Created attachment 280911 [details] dmesg output after the patch at Comment 23 - for(;;); After commenting out for(;;); from misc.c after applying the patch in Comment 23, I checked dmesg output. The screen itself was no different from the dmesg ( I have photos of booting if necessay ) output.
Created attachment 280945 [details] test.patch Another attempt at debug patch. It now dumps page table walk about two addresses into dmesg. Please try it and attach dmesg if it works. I'll look into fix in case if my hypothesis is correct.
Created attachment 280947 [details] dmesg output after applying the patch in Comment 26 I have attached the dmesg output after applying the patch.
Okay, thanks. My hypothesis is not correct. Let me think more on this.
Created attachment 281181 [details] test-fix.patch Could you check if this helps?

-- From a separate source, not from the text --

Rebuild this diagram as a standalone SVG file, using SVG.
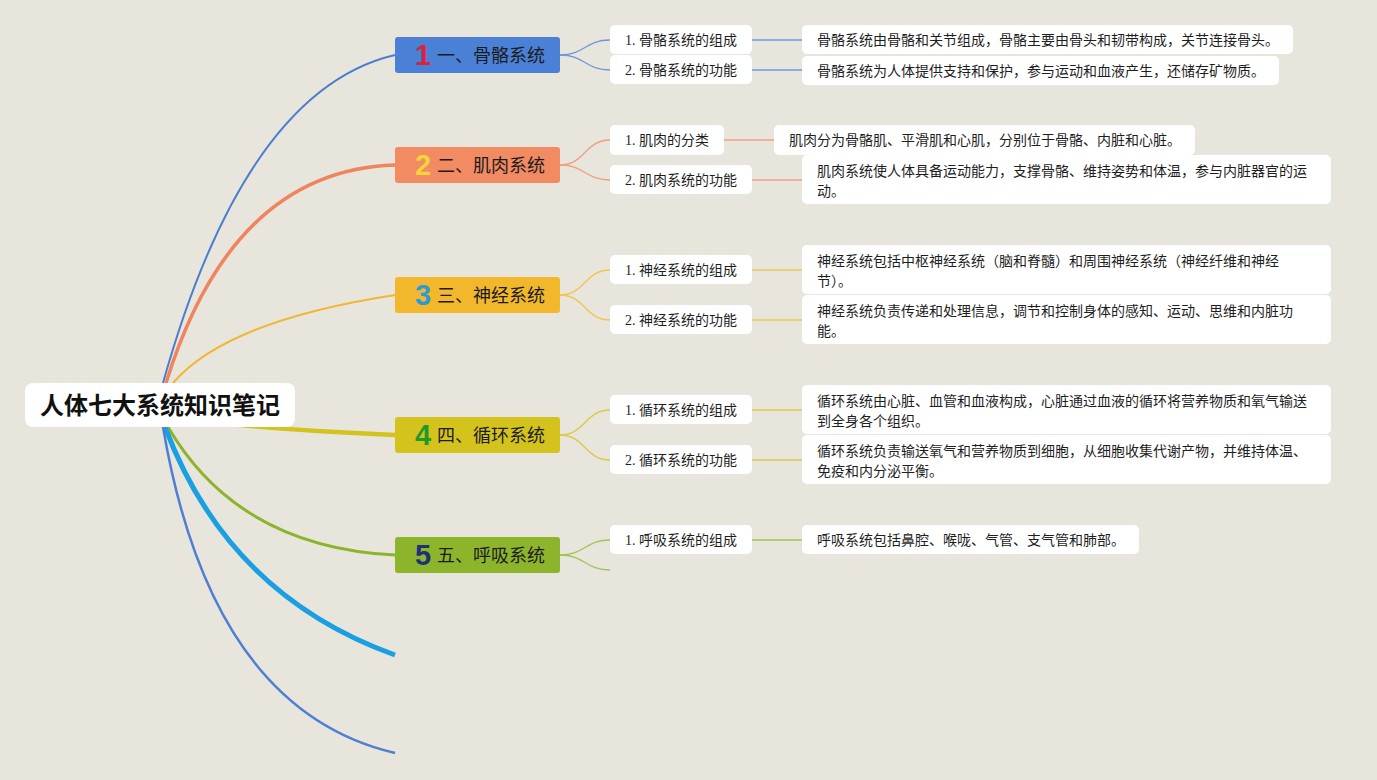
<svg xmlns="http://www.w3.org/2000/svg" width="1377" height="780" viewBox="0 0 1377 780">
<style>
.bg{fill:#e8e5dd}
.root{fill:#ffffff}
.rootT{font-family:"Noto Sans CJK SC","Liberation Sans",sans-serif;font-size:24px;font-weight:700;fill:#111;text-anchor:middle}
.brT{font-family:"Noto Sans CJK SC","Liberation Sans",sans-serif;font-size:18px;fill:#1b1b1b}
.num{font-family:"Liberation Sans","DejaVu Sans",sans-serif;font-size:29px;font-weight:700;text-anchor:middle}
.box{fill:#ffffff}
.chT{font-family:"Liberation Serif","Noto Sans CJK SC",serif;font-size:14px;fill:#1e1e1e}
.dT{font-family:"Noto Sans CJK SC","Liberation Sans",sans-serif;font-size:14px;fill:#1e1e1e}
.main{fill:none;stroke-linecap:butt}
.sub{fill:none;stroke-width:1.3}
</style>
<rect class="bg" x="0" y="0" width="1377" height="780"/>
<g id="connectors">
<path class="main" d="M163 383 Q245 90 395 55" stroke="#4a7fd0" stroke-width="2"/>
<path class="main" d="M166 383 Q232 170 395 165" stroke="#f0845e" stroke-width="3.5"/>
<path class="main" d="M173 383 Q226 321 395 295" stroke="#f0b732" stroke-width="2"/>
<path class="main" d="M170 415 Q230 428 395 435" stroke="#d3c31c" stroke-width="4.5"/>
<path class="main" d="M168 427 Q238 547 395 555" stroke="#8bb42a" stroke-width="3"/>
<path class="main" d="M165 427 Q228 595 395 655" stroke="#1a9fe2" stroke-width="5"/>
<path class="main" d="M163 427 Q211 710 395 753" stroke="#4f7fd3" stroke-width="2.5"/>
<g stroke="#6f98da" class="sub">
<path d="M560 55 C585 55 585 40 610 40"/>
<path d="M560 55 C585 55 585 70 610 70"/>
<path d="M752 40 H802"/>
<path d="M752 70 H802"/>
</g>
<g stroke="#f0a080" class="sub">
<path d="M560 165 C585 165 585 140 610 140"/>
<path d="M560 165 C585 165 585 180 610 180"/>
<path d="M724 140 H774"/>
<path d="M752 180 H802"/>
</g>
<g stroke="#f1c455" class="sub">
<path d="M560 295 C585 295 585 270 610 270"/>
<path d="M560 295 C585 295 585 320 610 320"/>
<path d="M752 270 H802"/>
<path d="M752 320 H802"/>
</g>
<g stroke="#dacb48" class="sub">
<path d="M560 435 C585 435 585 410 610 410"/>
<path d="M560 435 C585 435 585 460 610 460"/>
<path d="M752 410 H802"/>
<path d="M752 460 H802"/>
</g>
<g stroke="#a2c452" class="sub">
<path d="M560 555 C585 555 585 540 610 540"/>
<path d="M560 555 C585 555 585 570 610 570"/>
<path d="M752 540 H802"/>
</g>
</g>
<g id="root">
<rect class="root" x="25" y="383" width="270" height="44" rx="8"/>
<text class="rootT" x="160" y="414">人体七大系统知识笔记</text>
</g>
<g id="b1">
<rect x="395" y="37" width="165" height="36" rx="3" fill="#4a80d6"/>
<text class="num" x="423" y="65" fill="#d8253a">1</text>
<text class="brT" x="437" y="62">一、骨骼系统</text>
</g>
<g id="b2">
<rect x="395" y="147" width="165" height="36" rx="3" fill="#f28a62"/>
<text class="num" x="423" y="175" fill="#f6d43c">2</text>
<text class="brT" x="437" y="172">二、肌肉系统</text>
</g>
<g id="b3">
<rect x="395" y="277" width="165" height="36" rx="3" fill="#f3b72c"/>
<text class="num" x="423" y="305" fill="#2a9ad8">3</text>
<text class="brT" x="437" y="302">三、神经系统</text>
</g>
<g id="b4">
<rect x="395" y="417" width="165" height="36" rx="3" fill="#d5c31d"/>
<text class="num" x="423" y="445" fill="#1f9a2a">4</text>
<text class="brT" x="437" y="442">四、循环系统</text>
</g>
<g id="b5">
<rect x="395" y="537" width="165" height="36" rx="3" fill="#8db52b"/>
<text class="num" x="423" y="565" fill="#1f2f7a">5</text>
<text class="brT" x="437" y="562">五、呼吸系统</text>
</g>
<g id="b1c1"><rect class="box" x="610" y="25" width="142" height="29" rx="5"/><text class="chT" x="625" y="45">1. 骨骼系统的组成</text></g>
<g id="b1c2"><rect class="box" x="610" y="55" width="142" height="29" rx="5"/><text class="chT" x="625" y="75">2. 骨骼系统的功能</text></g>
<g id="b2c1"><rect class="box" x="610" y="125" width="114" height="30" rx="5"/><text class="chT" x="625" y="145">1. 肌肉的分类</text></g>
<g id="b2c2"><rect class="box" x="610" y="165" width="142" height="29" rx="5"/><text class="chT" x="625" y="185">2. 肌肉系统的功能</text></g>
<g id="b3c1"><rect class="box" x="610" y="255" width="142" height="29" rx="5"/><text class="chT" x="625" y="275">1. 神经系统的组成</text></g>
<g id="b3c2"><rect class="box" x="610" y="305" width="142" height="29" rx="5"/><text class="chT" x="625" y="325">2. 神经系统的功能</text></g>
<g id="b4c1"><rect class="box" x="610" y="395" width="142" height="29" rx="5"/><text class="chT" x="625" y="415">1. 循环系统的组成</text></g>
<g id="b4c2"><rect class="box" x="610" y="445" width="142" height="29" rx="5"/><text class="chT" x="625" y="465">2. 循环系统的功能</text></g>
<g id="b5c1"><rect class="box" x="610" y="525" width="142" height="29" rx="5"/><text class="chT" x="625" y="545">1. 呼吸系统的组成</text></g>
<g id="b1d1"><rect class="box" x="802" y="25" width="491" height="29" rx="5"/><text class="dT" x="817" y="45">骨骼系统由骨骼和关节组成，骨骼主要由骨头和韧带构成，关节连接骨头。</text></g>
<g id="b1d2"><rect class="box" x="802" y="56" width="477" height="29" rx="5"/><text class="dT" x="817" y="76">骨骼系统为人体提供支持和保护，参与运动和血液产生，还储存矿物质。</text></g>
<g id="b2d1"><rect class="box" x="774" y="125" width="421" height="30" rx="5"/><text class="dT" x="789" y="145">肌肉分为骨骼肌、平滑肌和心肌，分别位于骨骼、内脏和心脏。</text></g>
<g id="b2d2"><rect class="box" x="802" y="155" width="529" height="49" rx="5"/><text class="dT" x="817" y="176">肌肉系统使人体具备运动能力，支撑骨骼、维持姿势和体温，参与内脏器官的运</text><text class="dT" x="817" y="196">动。</text></g>
<g id="b3d1"><rect class="box" x="802" y="245" width="529" height="49" rx="5"/><text class="dT" x="817" y="266">神经系统包括中枢神经系统（脑和脊髓）和周围神经系统（神经纤维和神经</text><text class="dT" x="817" y="286">节）。</text></g>
<g id="b3d2"><rect class="box" x="802" y="295" width="529" height="49" rx="5"/><text class="dT" x="817" y="316">神经系统负责传递和处理信息，调节和控制身体的感知、运动、思维和内脏功</text><text class="dT" x="817" y="336">能。</text></g>
<g id="b4d1"><rect class="box" x="802" y="385" width="529" height="49" rx="5"/><text class="dT" x="817" y="406">循环系统由心脏、血管和血液构成，心脏通过血液的循环将营养物质和氧气输送</text><text class="dT" x="817" y="426">到全身各个组织。</text></g>
<g id="b4d2"><rect class="box" x="802" y="435" width="529" height="49" rx="5"/><text class="dT" x="817" y="456">循环系统负责输送氧气和营养物质到细胞，从细胞收集代谢产物，并维持体温、</text><text class="dT" x="817" y="476">免疫和内分泌平衡。</text></g>
<g id="b5d1"><rect class="box" x="802" y="525" width="337" height="29" rx="5"/><text class="dT" x="817" y="545">呼吸系统包括鼻腔、喉咙、气管、支气管和肺部。</text></g>
</svg>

Created attachment 281185 [details] dmesg output after applying the patch in Comment #29 After the patch, the kernel boots. I have left the previous change to dump the page table alone and applied the patch in the Comment #29 additionally. So, the dmesg is reboot output of the patches in the Comments #26 and #29.
The patch from #26 leaves the problematic code unused. Please try the new patch on a clean kernel.
Created attachment 281187 [details] pgtable_64.c.diff and dmesg output, i.e., with only patch in Comment #29 I have restored all other back to the original code and only applied the patch in the Comment #29 to pgtable_64.c. The Kernel boots fine, too. The diff of pgtable_64.c.original and pgtable_64.c (patched) and the dmesg output are attached in a single file.
My Samsung 500C Chromebook is suffering from a very similar bug, in the same file. I bisected it to be a regression in commit x86/boot/compressed/64: Validate trampoline placement against E820 I found this issue googling for that commit message. I've filed a separate bug about that on bug 203463, because it was introduced 1 kernel version later, but perhaps this info helps you with this bug. I've also tried the patch from Comment #29, but it did not fix my bug.